Most of the year the hedges and plants in our garden are a bountiful haven for birds. Even I was foraging and collecting fruit from them. It’s also rather amazing listening to the variety of bird songs in our garden and then seeing a flutter of wings as they move from one shrub to another.
But it’s a new season. It’s winter bird feeding time. There’s no more fruit and plants are dying.
The cold winter weather means that there could be a shortage of food for the sparrows, coal tits, blue tits and other birds that gather in our garden. A recent post by Gemma Garner reminded me that it was time for us to provide them with some nourishing treats to help them through the winter months.
The nectar in our our Mahonia x media charity is not enough.
However I wanted my children to be aware and feel involved with feeding the birds in our garden this winter. In our last home they’d experienced how building a bird feeder table brought our feather friends flocking.
I bought peanut butter made especially for birds. My kids gasped when they saw it and announced that I better never serve it to them at breakfast! It has no salt and is filled with insects. (Available on UK Amazon Flutter Butter Triple Pack (Mixed) ).
– They covered cones we’d collected in the woods with the bird peanut butter and then rolled them in seeds. The same was done with a toilet roll. I made sure we tied strings to the cones before covering them with the bird treats.
I also bought fat balls and coconuts filled with bird suet and seeds. Another empty coconut was filled with bird feed as well as meal worm cakes for our resident robin.
The first day no birds showed up. Not surprising as there was a wind storm. As soon as the wind retreated they arrived. And keep arriving.
We’re a family member of RSPB – the Royal Society of Protection of Birds – as I feel it’s important for my children to learn about nature. They’re also a great source of information on how to feed birds, when to feed wild birds and what food to provide. You can find the RSPB’s advice on feeding birds here.
Update: Here’s the toilet roll bird feeder made by my kids hooked on a shrub branch. Just two days later every seed and morsel of peanut butter finished! Clearly very popular with the wild birds. We’ll need to make new ones regularly!
Even if there’s snow and freezing temperature this winter, I’ll still be able to listen to bird song and watch them fly and rest in our garden because we’ll keep feeding them through the cold winter months.
Some great ideas Kriss. I’ll have to make some pinecones for our garden. We’re short on places to hang an extra feeder; these could be a good solution.
I already have to put some new pine cones up as ours have been eaten clean!
We always have an ongoing problem feeding the birds – namely Saari and the cats. Saari is so tall she managed to jump up and pull our birds table over and the cats tend to prowl in the trees where I have hung fat balls. I really need to get my thinking cap on and find a pet-proof way to feed our feathered friends. Any suggestions? #AnimalTales
We have no cats to worry about but my only suggestion is one of the feeder poles where you can hang the feeders up high and the poles are too difficult for cats to climb.

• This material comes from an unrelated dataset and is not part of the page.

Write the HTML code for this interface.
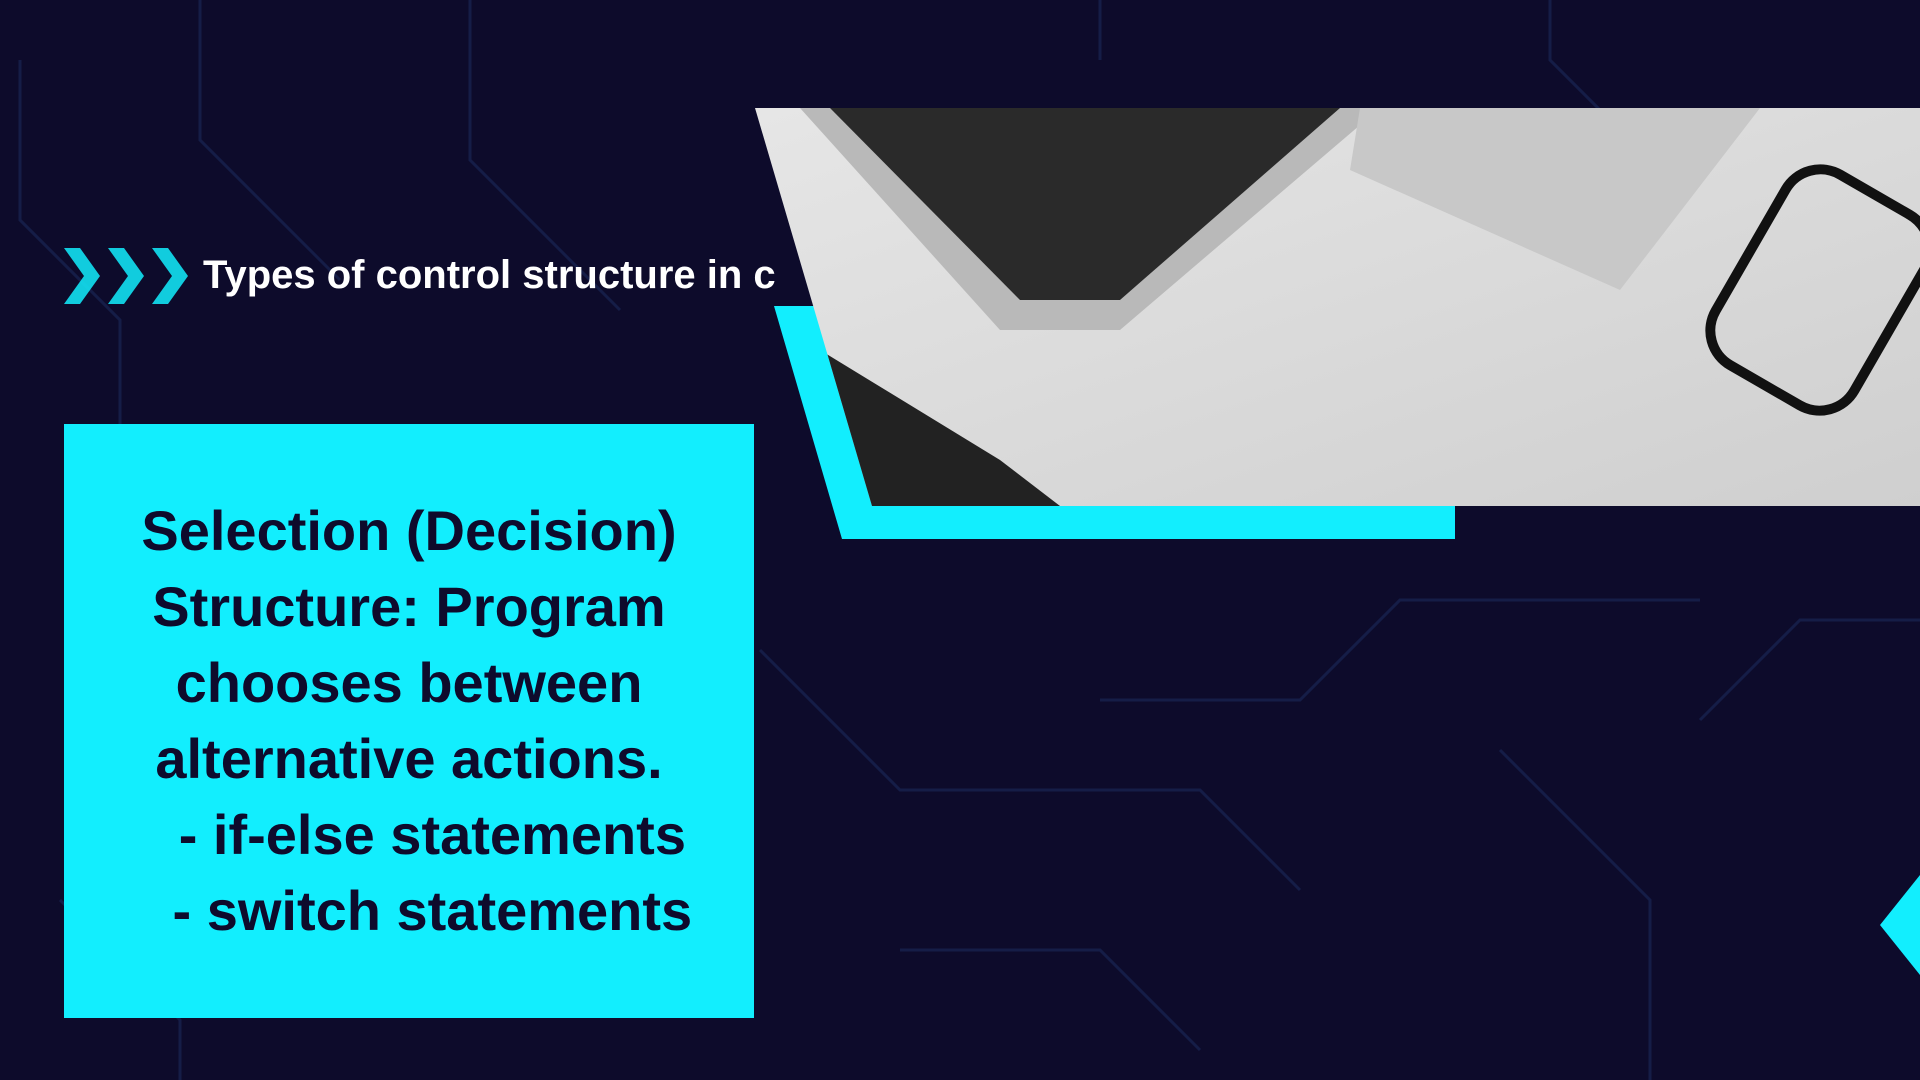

im struggling to find bird food here such as fat balls, so i bought seeds and peanut butter but there aren’t any pine cones here i can use, love the idea about the toilet rolls, will do that instead and good tip about putting them on string first
Great to see the birds around your home will be well looked after this winter!
Thank you Adam. There are so many birds where we live so I feel it is important they are taken care of during the winter months.